Friends of Africa often anoint selected leaders from that continent as heroes “for the moment." 

Nigeria’s Olusegun Obasanjo, Congo’s Mobutu Sese-Seko, Zimbabwe’s Robert Mugabe, and Rwanda’s Paul Kagame have all enjoyed that status at one time or another. Often the “hero” immediately follows a tyrant–or chaos. 

Mr. Obasanjo followed a generation of military rulers, and his immediate predecessor was the “tyrant” Sani Abacha who resorted to judicial murder; Mr. Mobutu emerged from Congo’s domestic chaos and civil war and promised inoculation against the Communists; Mr. Mugabe followed the racist regime of Ian Smith and promised racial reconciliation; and Mr. Kagame “ended” the genocide in Rwanda.

The pattern is that these “heroes” fall from grace as they wrestle with monumental problems of governance or with their personal devils – or both. Hence, Obasanjo tried for an unconstitutional presidential third term with the suspicion that he intended to become president for life, Mobutu established a kleptocracy, Mugabe resorted to racism and destroyed Zimbabwe’s economy for a time, and Kagame has been implicated in the Rwandan looting of the eastern Congo.

Reluctance to relinquish power is a widespread problem among African chiefs of state. The Mo Ibrahim Prize for an African chief of state who pursues good governance and voluntarily steps down from office when his term ends has not been awarded for the past three years because of the lack of a credible candidate.

Nelson Mandela is an exception to this pattern. Anointed a “hero,” his policies of reconciliation, political skills, and genuine devotion to democracy and human rights precluded a fall from international grace. History shows that genuine heroes are few, and there is often ambiguity. In our own history, George Washington was a land speculator, Thomas Jefferson was a slave owner, and Abraham Lincoln was slow to embrace abolition.

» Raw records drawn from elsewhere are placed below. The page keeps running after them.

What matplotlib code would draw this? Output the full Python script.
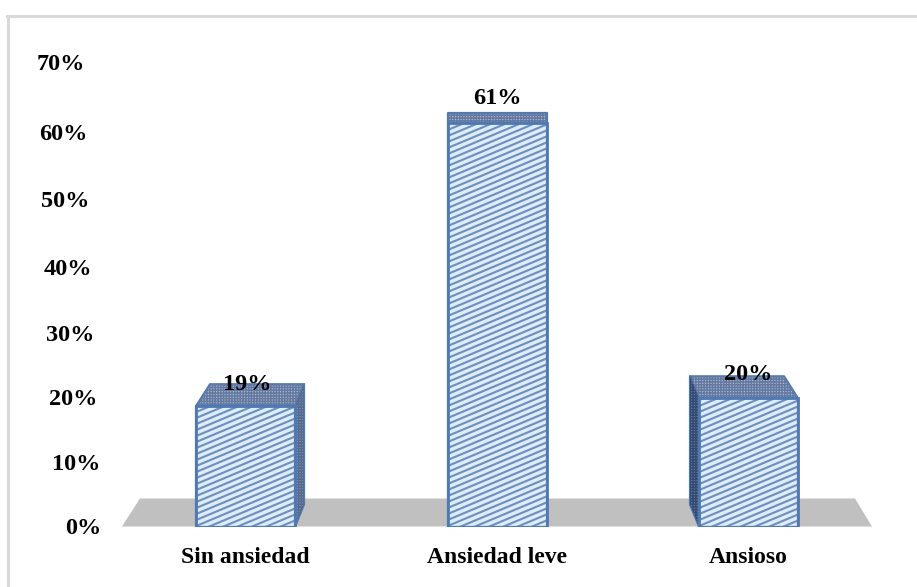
import numpy as np
import matplotlib
matplotlib.use("Agg")
import matplotlib.pyplot as plt
from matplotlib.patches import Polygon
from matplotlib.collections import LineCollection
from matplotlib.transforms import ScaledTranslation

categories = ["Sin ansiedad", "Ansiedad leve", "Ansioso"]
# heights as drawn (the 3D chart draws the two short bars a bit under their labels)
heights = [18.2, 61, 19.4]
bar_labels = ["19%", "61%", "20%"]
yticks = [0, 10, 20, 30, 40, 50, 60, 70]
ytick_labels = ["0%", "10%", "20%", "30%", "40%", "50%", "60%", "70%"]

W, H = 917, 587
dpi = 100
plt.rcParams["hatch.linewidth"] = 1.0
fig = plt.figure(figsize=(W / dpi, H / dpi), dpi=dpi, facecolor="white")

# pixel layout of the plot area
x0_px, x2_px = 245.5, 748.5
y0_px, y70_px = 526.5, 64.0
px_per_cat = (x2_px - x0_px) / 2
left = x0_px - 0.5 * px_per_cat
width = 3 * px_per_cat
ax = fig.add_axes([left / W, 1 - y0_px / H, width / W, (y0_px - y70_px) / H])
ax.set_xlim(-0.5, 2.5)
ax.set_ylim(0, 70)
ax.patch.set_alpha(0)
for s in ax.spines.values():
    s.set_visible(False)

px_per_pct = (y0_px - y70_px) / 70


def dx(p):
    return p / px_per_cat


def dy(p):
    return p / px_per_pct


font = {"family": "Liberation Serif", "weight": "bold"}
ax.set_yticks(yticks)
ax.set_yticklabels(ytick_labels, fontsize=17.5, **font)
ax.set_xticks(range(3))
ax.set_xticklabels(categories, fontsize=17, **font)
ax.tick_params(length=0, pad=0, axis="both")
ax.tick_params(axis="x", pad=15)

# tick labels lean with the perspective of the chart
label_right = [101, 100, 97, 94, 92, 89, 87, 85]
label_shift = [0, -2, -3, -5, -5, -3, -2, 2]
for lab, r, sh in zip(ax.get_yticklabels(), label_right, label_shift):
    lab.set_transform(lab.get_transform() + ScaledTranslation((r - left) / dpi, sh / dpi, fig.dpi_scale_trans))
    lab.set_color("black")

# grey floor
floor = Polygon([(-0.5 + dx(122 - left), 0), (-0.5 + dx(140 - left), dy(28)),
                 (-0.5 + dx(855 - left), dy(28)), (-0.5 + dx(872 - left), 0)],
                closed=True, facecolor="#c0c0c0", edgecolor="none", zorder=1)
ax.add_patch(floor)

edge = "#4f79b4"
half = dx(49.5)
depth_y = dy(22)


def hatch_lines(poly, spacing, slope, color, lw):
    # shallow diagonal stripes clipped to the face
    xs = poly.get_xy()[:, 0] * px_per_cat
    ys = poly.get_xy()[:, 1] * px_per_pct
    c_min = (ys - slope * xs).min()
    c_max = (ys - slope * xs).max()
    segs = []
    for c in np.arange(c_min, c_max, spacing):
        xa, xb = xs.min(), xs.max()
        segs.append([(xa / px_per_cat, (slope * xa + c) / px_per_pct),
                     (xb / px_per_cat, (slope * xb + c) / px_per_pct)])
    lc = LineCollection(segs, colors=color, linewidths=lw, zorder=poly.get_zorder() + 0.1)
    ax.add_collection(lc)
    lc.set_clip_path(poly)


def face(points, fc, z, grid=None):
    p = Polygon(points, closed=True, facecolor=fc, edgecolor=edge, linewidth=1.6, zorder=z, joinstyle="round")
    ax.add_patch(p)
    if grid:
        ax.add_patch(Polygon(points, closed=True, fill=False, edgecolor=grid, linewidth=0, hatch="++++++",
                             zorder=z + 0.1))
    return p


# side face goes right on the first bar, left on the last, none in the middle
side_dir = [1, 0, -1]
depths = [depth_y, dy(10), depth_y]
side_w = [dx(9), 0, dx(-9)]
for i, h in enumerate(heights):
    l, r = i - half, i + half
    d = depths[i]
    # top face
    if side_dir[i] == 1:
        top_pts = [(l, h), (r, h), (r + side_w[i], h + d), (l + dx(14), h + d)]
    elif side_dir[i] == -1:
        top_pts = [(l, h), (r, h), (r - dx(14), h + d), (l + side_w[i], h + d)]
    else:
        top_pts = [(l, h), (r, h), (r, h + d), (l, h + d)]
    face(top_pts, "#a3b2cf", 3, grid="#64799f")

    if side_dir[i] != 0:
        edge_x = r if side_dir[i] == 1 else l
        side_pts = [(edge_x, 0), (edge_x, h), (edge_x + side_w[i], h + d), (edge_x + side_w[i], d)]
        face(side_pts, "#7f93b6" if side_dir[i] == 1 else "#5f769e", 3,
             grid="#556a8e" if side_dir[i] == 1 else "#34496f")

    front = face([(l, 0), (r, 0), (r, h), (l, h)], "#dcedfa", 4)
    hatch_lines(front, 6.0, 0.42, "#6f8ebd", 1.5)
    # redraw outline above the stripes
    ax.add_patch(Polygon(front.get_xy(), closed=True, fill=False, edgecolor=edge, linewidth=2, zorder=5))

label_y_px = [384, 99, 374]
label_x_shift = [1.5, 0, 0]
for i, t in enumerate(bar_labels):
    ax.text(i + dx(label_x_shift[i]), (y0_px - label_y_px[i]) / px_per_pct, t, ha="center", va="center",
            fontsize=17.5, color="black", zorder=6, **font)

# chart frame: only the left and top edges show in the picture
border = "#d9d9d9"
fig.add_artist(plt.Line2D([7.5 / W, 7.5 / W], [0, 1 - 15.5 / H], color=border, lw=2.2, transform=fig.transFigure))
fig.add_artist(plt.Line2D([6.5 / W, 1], [1 - 16 / H, 1 - 16 / H], color=border, lw=2.2, transform=fig.transFigure))

fig.savefig("out.png", dpi=dpi)
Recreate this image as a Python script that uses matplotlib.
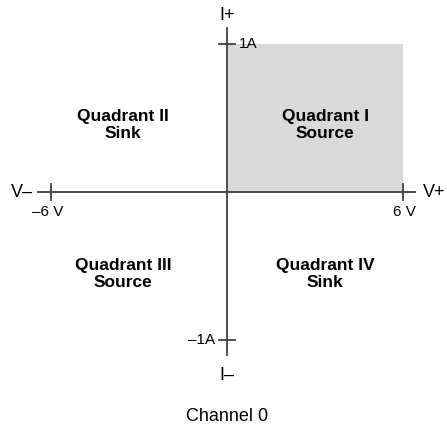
import matplotlib
matplotlib.use("Agg")
import matplotlib.pyplot as plt
from matplotlib.patches import Rectangle

plt.rcParams['font.family'] = ['Liberation Sans', 'DejaVu Sans']

# operating limits of channel 0
v_limits = [-6, 6]
i_limits = [-1, 1]
v_tick_labels = ['\u20136 V', '6 V']
i_tick_labels = ['\u20131A', '1A']

# quadrant labels: (V sign, I sign, text)
quadrants = [
    (1, 1, 'Quadrant I\nSource'),
    (-1, 1, 'Quadrant II\nSink'),
    (-1, -1, 'Quadrant III\nSource'),
    (1, -1, 'Quadrant IV\nSink'),
]

line_col = '#404040'
fill_col = '#d9d9d9'

fig = plt.figure(figsize=(4.47, 4.29), dpi=100)
ax = fig.add_axes([0, 0, 1, 1])
ax.set_xlim(-7.74, 7.50)
ax.set_ylim(-1.60, 1.297)
ax.axis('off')

vmin, vmax = v_limits
imin, imax = i_limits

# shaded source region (quadrant I)
ax.add_patch(Rectangle((0, 0), vmax, imax, facecolor=fill_col, edgecolor='none', zorder=0))

# axes lines
ax.plot([-6.43, 6.41], [0, 0], color=line_col, lw=1.3)
ax.plot([0, 0], [-1.10, 1.11], color=line_col, lw=1.3)

# crossing ticks
tv = 0.055
ti = 0.27
for v in v_limits:
    ax.plot([v, v], [-tv, tv], color=line_col, lw=1.3)
for i in i_limits:
    ax.plot([-ti, ti], [i, i], color=line_col, lw=1.3)

# tick labels
ax.text(-6.1, -0.135, v_tick_labels[0], ha='center', va='center', fontsize=11)
ax.text(6.05, -0.135, v_tick_labels[1], ha='center', va='center', fontsize=11)
ax.text(0.4, imax, i_tick_labels[1], ha='left', va='center', fontsize=11)
ax.text(-0.4, imin, i_tick_labels[0], ha='right', va='center', fontsize=11)

# axis end labels
ax.text(-7.0, 0, 'V\u2013', ha='center', va='center', fontsize=13)
ax.text(7.06, 0, 'V+', ha='center', va='center', fontsize=13)
ax.text(0, 1.19, 'I+', ha='center', va='center', fontsize=13)
ax.text(0, -1.24, 'I\u2013', ha='center', va='center', fontsize=13)

for sv, si, lab in quadrants:
    x = 3.35 if sv > 0 else -3.55
    y = 0.455 if si > 0 else -0.555
    ax.text(x, y, lab, ha='center', va='center', fontsize=12.5,
            fontweight='bold', linespacing=1.15)

ax.text(0, -1.515, 'Channel 0', ha='center', va='center', fontsize=13)

fig.savefig('out.png', dpi=100)
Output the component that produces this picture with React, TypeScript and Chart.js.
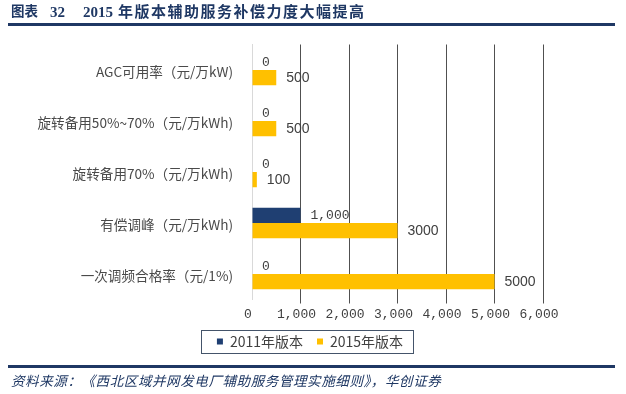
import React, { useEffect, useRef } from "react";
import { Chart, registerables } from "chart.js";

Chart.register(...registerables);

const categories = [
  "AGC可用率（元/万kW)",
  "旋转备用50%~70%（元/万kWh)",
  "旋转备用70%（元/万kWh)",
  "有偿调峰（元/万kWh)",
  "一次调频合格率（元/1%)",
];
const seriesNames = ["2011年版本", "2015年版本"];
const values2011 = [0, 0, 0, 1000, 0];
const values2015 = [500, 500, 100, 3000, 5000];
const xTicks = [0, 1000, 2000, 3000, 4000, 5000, 6000];

const NAVY = "#1F3864";
const TEXT = "#404040";

const dataLabelPlugin = {
  id: "dataLabels",
  afterDatasetsDraw(chart: any) {
    const ctx = chart.ctx;
    ctx.save();
    ctx.textBaseline = "middle";
    ctx.textAlign = "left";
    ctx.fillStyle = TEXT;
    chart.data.datasets.forEach((ds: any, di: number) => {
      const meta = chart.getDatasetMeta(di);
      ctx.font = di === 0 ? "13px 'Liberation Mono'" : "14px 'Liberation Sans'";
      meta.data.forEach((el: any, i: number) => {
        const v = ds.data[i];
        const txt = di === 0 ? v.toLocaleString("en-US") : String(v);
        ctx.fillText(txt, el.x + 10, el.y + 0.5);
      });
    });
    ctx.restore();
  },
};

const legendBorderPlugin = {
  id: "legendBorder",
  afterDraw(chart: any) {
    const lg = chart.legend;
    if (!lg || !lg.legendHitBoxes || !lg.legendHitBoxes.length) return;
    const hb = lg.legendHitBoxes;
    const first = hb[0];
    const last = hb[hb.length - 1];
    const cy = first.top + first.height / 2;
    const left = first.left - 16;
    const right = last.left + last.width + 10;
    const ctx = chart.ctx;
    ctx.save();
    ctx.strokeStyle = "#44546A";
    ctx.lineWidth = 1;
    ctx.strokeRect(Math.round(left) + 0.5, Math.round(cy - 11.5) + 0.5, Math.round(right - left), 23);
    ctx.restore();
  },
};

export default function App() {
  const ref = useRef<HTMLCanvasElement>(null);
  useEffect(() => {
    if (!ref.current) return;
    const chart = new Chart(ref.current, {
      type: "bar",
      data: {
        labels: categories,
        datasets: [
          {
            label: seriesNames[0],
            data: values2011,
            backgroundColor: "#1F3F72",
            categoryPercentage: 0.6,
            barPercentage: 1.0,
            yAxisID: "y",
          },
          {
            label: seriesNames[1],
            data: values2015,
            backgroundColor: "#FFC000",
            categoryPercentage: 0.6,
            barPercentage: 1.0,
            yAxisID: "y",
          },
        ],
      },
      options: {
        indexAxis: "y",
        animation: false,
        responsive: false,
        maintainAspectRatio: false,
        layout: { padding: { top: 44.5, bottom: 35.5, left: 0, right: 6 } },
        plugins: {
          title: { display: false },
          tooltip: { enabled: false },
          legend: {
            position: "bottom",
            labels: {
              boxWidth: 6,
              boxHeight: 6,
              padding: 14,
              color: TEXT,
              font: { family: "'Noto Sans CJK SC'", size: 14 },
            },
          },
        },
        scales: {
          x: {
            type: "linear",
            min: 0,
            max: 6000,
            afterBuildTicks: (s: any) => {
              s.ticks = xTicks.map((v) => ({ value: v }));
            },
            ticks: {
              color: TEXT,
              font: { family: "'Liberation Mono'", size: 13 },
              padding: 3,
              labelOffset: -4,
              callback: (v: any) => Number(v).toLocaleString("en-US"),
            },
            grid: {
              color: (c: any) => (c.tick && c.tick.value === 0 ? "rgba(0,0,0,0)" : "#505050"),
              lineWidth: 1,
              drawTicks: true,
              tickLength: 4,
            },
            border: { display: false },
            afterFit: (s: any) => {
              s.height = 21;
            },
          },
          y: {
            type: "category",
            position: "left",
            ticks: {
              color: "#4A4A4A",
              font: { family: "'Noto Sans CJK SC'", size: 13.6 },
              padding: 19,
              labelOffset: 1.5,
            },
            grid: { display: false, drawTicks: false },
            border: { display: true, color: "#D9D9D9", width: 1 },
            afterFit: (s: any) => {
              s.width = 252;
            },
          },
          y2: {
            type: "linear",
            position: "right",
            display: true,
            grid: { display: false, drawTicks: false },
            ticks: { display: false },
            border: { display: false },
            afterFit: (s: any) => {
              s.width = 77;
            },
          },
        },
      },
      plugins: [dataLabelPlugin, legendBorderPlugin],
    } as any);
    return () => chart.destroy();
  }, []);

  const titleFont = "'Liberation Serif', 'Noto Sans CJK SC', serif";
  return (
    <div style={{ position: "absolute", left: 0, top: 0, width: 626, height: 394, background: "#fff" }}>
      <canvas ref={ref} width={626} height={394} style={{ position: "absolute", left: 0, top: 0, width: 626, height: 394 }} />
      <div style={{ position: "absolute", left: 0, top: 0, width: 626, height: 30, fontFamily: titleFont, fontWeight: "bold", fontSize: 15, color: NAVY, lineHeight: "24px", whiteSpace: "pre" }}>
        <span style={{ position: "absolute", left: 11, top: 0, fontSize: 13.5, letterSpacing: 0 }}>图表</span>
        <span style={{ position: "absolute", left: 50, top: 0 }}>32</span>
        <span style={{ position: "absolute", left: 83, top: 0 }}>2015</span>
        <span style={{ position: "absolute", left: 118, top: 0, letterSpacing: 1.5 }}>年版本辅助服务补偿力度大幅提高</span>
      </div>
      <div style={{ position: "absolute", left: 8, top: 23, width: 607, height: 3, background: NAVY }} />
      <div style={{ position: "absolute", left: 8, top: 365, width: 607, height: 3, background: NAVY }} />
      <div style={{ position: "absolute", left: 11, top: 370, fontFamily: "'Noto Sans CJK SC', sans-serif", fontStyle: "italic", fontSize: 13.5, letterSpacing: 0.6, color: NAVY, lineHeight: "20px", whiteSpace: "pre" }}>
        资料来源：《西北区域并网发电厂辅助服务管理实施细则》，华创证券
      </div>
    </div>
  );
}
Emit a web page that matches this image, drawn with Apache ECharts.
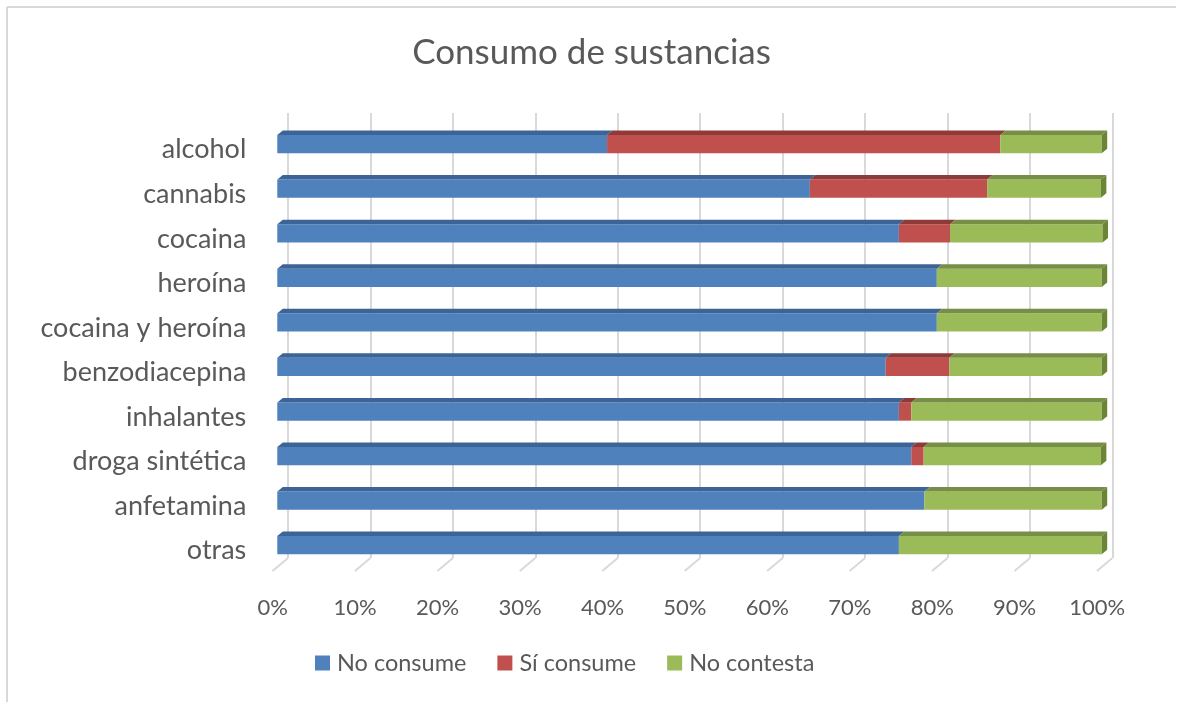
<!DOCTYPE html>
<html>
<head>
<meta charset="utf-8">
<script src="https://cdn.jsdelivr.net/npm/echarts@6/dist/echarts.min.js"></script>
<style>
html,body{margin:0;padding:0;background:#fff;}
#chart{width:1183px;height:702px;}
</style>
</head>
<body>
<div id="chart"></div>
<script>
const categories = ['alcohol','cannabis','cocaina','heroína','cocaina y heroína','benzodiacepina','inhalantes','droga sintética','anfetamina','otras'];
const noConsume  = [40.0, 64.6, 75.4, 80.0, 80.0, 73.8, 75.4, 76.9, 78.5, 75.4];
const siConsume  = [47.7, 21.5, 6.2, 0, 0, 7.7, 1.5, 1.5, 0, 0];
const noContesta = [12.3, 13.8, 18.5, 20.0, 20.0, 18.5, 23.1, 21.5, 21.5, 24.6];
const seriesNames = ['No consume','Sí consume','No contesta'];
const xTicks = [0,10,20,30,40,50,60,70,80,90,100];

const FONT = 'Lato';
const TXT = '#595959';
const faces = [
  {front:'#4f81bd', top:'#3c6496', side:'#3a5f8c'},
  {front:'#c0504d', top:'#8e3a38', side:'#863634'},
  {front:'#9bbb59', top:'#768e45', side:'#6b8436'}
];
const DX = 5.5, DY = 4.5;

const seriesValues = [noConsume, siConsume, noContesta];
const stacked = seriesValues.map(() => []);
categories.forEach((c, i) => {
  let acc = 0;
  seriesValues.forEach((vals, s) => {
    stacked[s].push([i, acc, acc + vals[i]]);
    acc += vals[i];
  });
});

function barRender(sIdx) {
  const isLast = sIdx === seriesValues.length - 1;
  const f = faces[sIdx];
  return function (params, api) {
    const cat = api.value(0), s = api.value(1), e = api.value(2);
    if (e - s <= 0) return null;
    const p0 = api.coord([s, cat]);
    const p1 = api.coord([e, cat]);
    const band = api.size([0, 1])[1];
    const h = band * 0.41;
    const top = p0[1] - h / 2, bot = p0[1] + h / 2;
    const children = [
      {type:'rect', shape:{x:p0[0], y:top, width:p1[0]-p0[0], height:h}, style:{fill:f.front}},
      {type:'polygon', shape:{points:[[p0[0],top],[p0[0]+DX,top-DY],[p1[0]+DX,top-DY],[p1[0],top]]}, style:{fill:f.top}}
    ];
    if (isLast) {
      children.push({type:'polygon', shape:{points:[[p1[0],top],[p1[0]+DX,top-DY],[p1[0]+DX,bot-DY],[p1[0],bot]]}, style:{fill:f.side}});
    }
    return {type:'group', children};
  };
}

const chart = echarts.init(document.getElementById('chart'), null, {renderer:'canvas'});
const PLOT_W = 824.4;

const option = {
  animation: false,
  backgroundColor: '#ffffff',
  title: {
    text: 'Consumo de sustancias',
    left: 'center', top: 35, padding: 0,
    textStyle: {fontFamily: FONT, fontSize: 35, fontWeight: 'normal', color: TXT}
  },
  legend: {
    data: seriesNames,
    left: 315, top: 651, padding: 0,
    icon: 'rect', itemWidth: 15, itemHeight: 15, itemGap: 31,
    textStyle: {fontFamily: FONT, fontSize: 23.5, color: TXT, padding:[0,0,0,2]}
  },
  graphic: [
    {type:'line', shape:{x1:7, y1:7, x2:1176, y2:7}, style:{stroke:'#d9d9d9', lineWidth:2}, silent:true},
    {type:'line', shape:{x1:7, y1:7, x2:7, y2:702}, style:{stroke:'#d9d9d9', lineWidth:2}, silent:true}
  ],
  grid: [
    {left: 277.3, width: PLOT_W, top: 121.9, height: 445.6},
    {left: 288, width: PLOT_W, top: 113, height: 445},
    {left: 272.7, width: PLOT_W, top: 113, height: 458}
  ],
  xAxis: [
    {gridIndex:0, type:'value', min:0, max:100, interval:10, show:false},
    {gridIndex:1, type:'value', min:0, max:100, interval:10,
     axisLine:{show:false}, axisTick:{show:false}, axisLabel:{show:false},
     splitLine:{show:true, lineStyle:{color:'#d9d9d9', width:2}}},
    {gridIndex:2, type:'value', min:0, max:100, interval:10,
     axisLine:{show:false}, axisTick:{show:false}, splitLine:{show:false},
     axisLabel:{show:true, margin:26, formatter:'{value}%', fontFamily:FONT, fontSize:22, color:TXT}}
  ],
  yAxis: [
    {gridIndex:0, type:'category', data:categories, inverse:true,
     axisLine:{show:false}, axisTick:{show:false}, splitLine:{show:false},
     axisLabel:{margin:31, formatter: v => '{a|' + v + '}',
       rich:{a:{fontFamily:FONT, fontSize:27, color:TXT, padding:[11,0,0,0]}}}},
    {gridIndex:1, type:'value', min:0, max:1, show:false},
    {gridIndex:2, type:'value', min:0, max:1, show:false}
  ],
  series: [
    {
      name:'floor', type:'custom', xAxisIndex:1, yAxisIndex:1, silent:true,
      data: xTicks.map(v => [v, 0]),
      renderItem: function (params, api) {
        const p = api.coord([api.value(0), api.value(1)]);
        return {type:'line', shape:{x1:p[0], y1:p[1], x2:p[0]-15.5, y2:p[1]+13},
                style:{stroke:'#d9d9d9', lineWidth:2}};
      },
      z: 1
    }
  ].concat(seriesNames.map((name, s) => ({
    name, type:'custom', xAxisIndex:0, yAxisIndex:0,
    itemStyle:{color: faces[s].front},
    encode:{y:0, x:[1,2]},
    data: stacked[s],
    renderItem: barRender(s),
    z: 3
  })))
};
chart.setOption(option);
</script>
</body>
</html>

As for Africa, too often, exaggerated international hopes and expectations for the African “man of the hour” are disappointed and the “hero” evolves into a “big man” in the eyes of Africa’s foreign friends.

Simukai Tinhu, in a thoughtful article, argues that this process of heroic designation followed almost inevitably by disappointment, is at present underway with respect to Morgan Tsvangirai, the major opposition leader to the fallen hero Robert Mugabe. Mr. Tinhu posits that Mr. Tsvangirai is likely to be the next president of Zimbabwe if the elections later this year are genuinely free and fair.

But Tinhu discusses episodes in Tsvangirai’s past that cloud his democratic and human rights protestations. Tinhu sees the Movement for Democratic Change (MDC) under Tsvangirai’s leadership as increasingly intolerant of criticism and not democratic in its inner workings. And his private life has been marred by scandals that raise questions about his personal judgment. In short, Tsvangirai is no Nelson Mandela.

As Tinhu observers, Zimbabwe under Tsvangirai might not be so different from Mugabe’s rule. Tsvangirai’s election does not guarantee a fundamental change in Zimbabwe’s political system. Outsiders, especially, underestimate Mugabe’s popularity with the poor and hitherto landless.

Mugabe might well win a genuinely free and fair election. However, he is unlikely to take any risks.